Il rapporto annuale "Io sono cultura" di Symbola e Unioncamere misura il "peso della bellezza": un fatturato da 240 miliardi (indotto compreso) con un'occupazione in crescita più della media nazionale generale. Con tanto di effetto moltiplicatore sul resto dell'economia dell'1,8 per cento: per ogni euro speso nel sistema ne vengono prodotti 1,8 nei comparti connessi
Con la cultura ci si mangia, eccome. Anzi, ci si nutre: perché non si tratta solo di Pil ma anche di ricadute sociali. I numeri lo confermano: nel 2017 il settore ha fatturato 92 miliardi di euro. Che sommati ai 153 miliardi generati dall’indotto più stretto fanno lievitare la cifra a 255 miliardi di euro in un anno. È il 6,1% della ricchezza totale prodotta in Italia, percentuale che salirebbe ancora di più se si sfruttassero a pieno tutte le risorse disponibili. A tracciare il quadro della situazione è il rapporto “Io sono cultura” di Fondazione Symbola e Unioncamere, presentato al Touring Club di Milano. Obiettivo: quantificare il peso della bellezza nell’economia nazionale. Bellezza che non si limita al patrimonio artistico, e cioè a musei, monumenti e siti archeologici, ma che comprende anche le industrie creative, dall’architettura al design, e quelle più classicamente culturali: cinema, editoria, musica, stampa, videogiochi e software. A queste si aggiungono poi realtà diverse che però in qualche modo vivono di creatività, dalla manifattura all’artigianato. Un ramo in crescita, a dispetto della recessione generalizzata.

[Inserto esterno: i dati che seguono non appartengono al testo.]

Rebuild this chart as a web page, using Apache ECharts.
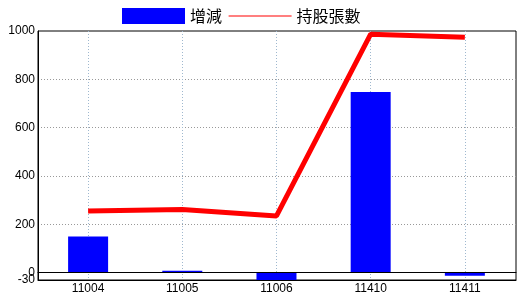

Il comparto cultura in Italia dà lavoro a un milione e mezzo di persone, cifra cresciuta dell’1,6% tra 2016 e 2017 (più della media nazionale ferma all’1%). Una buona fetta è rappresentata dai giovani: un impiegato su quattro è under 35, e in totale più della metà degli occupati del settore ha meno di 44 anni. Dati che si scontrano con l’ultima media nazionale diffusa dall’Istat: a gennaio 2019 la disoccupazione giovanile è arrivata al 33%, +0,3% rispetto a dicembre, mentre il dato generale è rimasto stabile al 10,5%. Come certifica il rapporto, poi, i “creativi” trovano spazio anche in altri tipi di imprese industriali: a sapersi spendere meglio altrove sono soprattutto i designer, gli architetti e i grafici, ma anche i fotografi e i comunicatori. Il settore cultura, si diceva, nel 2017 è arrivato a muovere 255 miliardi di euro: questo grazie a un effetto moltiplicatore sul resto dell’economia pari all’1,8, per cui per ogni euro speso nel sistema ne vengono prodotti 1,8 in altri comparti connessi.
Ma si potrebbe fare ancora meglio. A spiegarlo è Ermete Realacci, fondatore di Symbola, presidente onorario di Legambiente ed ex deputato del Partito democratico. “Perché il nostro Paese non sfrutta appieno le sue potenzialità? Innanzitutto c’è un problema di percezione sbagliata da parte degli italiani, siamo gli unici nell’Unione europea a considerarci peggio di come ci considerano gli altri, vediamo solo i nostri difetti – spiega a ilfattoquotidiano.it -. E poi c’è un problema di mancata valorizzazione“. Una volta fatte le regole e garantita la salvaguardia del patrimonio, spiega il politico e ambientalista, bisogna riconsegnare quei beni al territorio a cui appartengono. “Bisogna coinvolgere i Comuni e gli enti locali ma anche aprire ai privati – continua Realacci -. Per tenere in vita questa ricchezza serve partecipazione, bisogna allargare il più possibile”. E cita il caso del Fondo Ambiente Italiano, che oggi gestisce con successo sessanta luoghi di interesse di cui trenta aperti al pubblico. “In Italia a livello di cultura abbiamo molto, troppo – conclude il presidente di Symbola -. L’unica soluzione è giocare all’olandese, usare tutti i player che ci sono a disposizione per sfruttare al massimo il patrimonio“.